Trial underway for suspect in airman’s shooting death
Nathan Paet rushed out the door of his far southwest valley home, late to work at Nellis Air Force Base, and was gunned down before he could make it out of the garage.
Shot five times, the 28-year-old staff sergeant stumbled back inside, bleeding through his camouflage fatigues, and fell to the floor.
His wife, Michelle Paet, who prosecutors say wanted her husband out of the picture and planned the killing with her boyfriend, called police, as four young children watched their father die.
Just moments earlier on the night of Dec. 1, 2010, Michael Rodriguez had sent a text message to Michelle Paet that read, "This contract is a pain."
"This contract being the murder that they're planning, and that they're going to carry out," prosecutor Frank Coumou told jurors in opening statements of Rodriguez's death penalty trial Monday.
Michelle Paet replied to the text: "My husband just woke up. I guess he's late. Lol."
Rodriguez was waiting outside in his black Cadillac CTS with the alleged gunman, Corry Hawkins, prosecutors said.
"I got it covered," Rodriguez told Michelle Paet.
And just before the blasts from a .38-caliber handgun killed her husband, she replied: "He's rushing to get out the door.

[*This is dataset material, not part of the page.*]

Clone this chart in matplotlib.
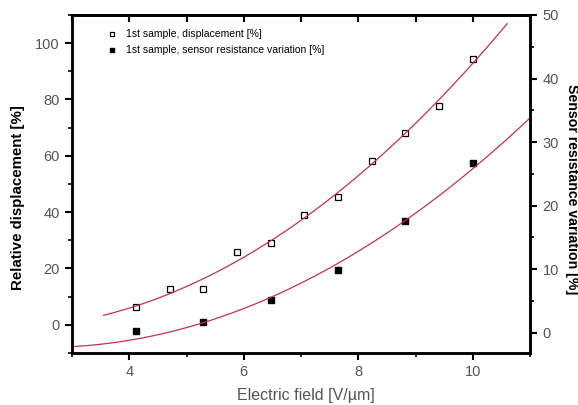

Lol."
Rodriguez is the first of four defendants, along with Michelle Paet, Hawkins and Jessica Austin, to face trial in the killing.
Defense lawyers portrayed Michelle Paet as the mastermind of the killing, and said she had tried to take out a life insurance policy on her husband as early as April 2009, long before she met Rodriguez.
The Paets had raised four children, ages 2 through 9, together, and Nathan Paet was unaware of his wife's infidelity, prosecutors said.
He was born in 1982 in Tamuning, Guam. He and Michelle were high school sweethearts. After graduation, Nathan joined the Air Force in April 2002, and the two married in 2006.
At Nellis, Nathan Paet was the assistant non-commissioned officer-in-charge for the Strike Aircraft Maintenance Supply section of the 757th Aircraft Maintenance Squadron.
Prosecutors said his life insurance policy was increased to $600,000 less than a month before he was killed. Authorities have said that Michelle Paet admitted to planning the killing in October 2010.
But Rodriguez, who was addicted to painkillers, stood to reap none of the financial benefits, defense lawyer Alzora Jackson told jurors.
She asked jurors to "determine if Mr. Rodriguez was capable of possessing the requisite intent" for first-degree murder.
Metro officer John Harris responded to the southwest valley home, where he saw blood stains on the garage floor and a streak of red on the white door. He walked inside and found Michelle Paet kneeling over her husband, feigning CPR.
Harris testified that the woman did not appear upset and her "demeanor did not match the situation."
He asked her what could have happened.
"It had to be random," she said. "It had to be completely random."
Nothing was stolen, and neighbors reported seeing the black Cadillac speed off without headlights after they heard gunfire.
As Nathan Paet lay dying, his wife reached her arms around the officer in what was described as a "flirtatious hug" that Harris found "strange, very strange."
After paramedics arrived, one of the children looked up at Harris and asked, "Is my daddy going to be OK?"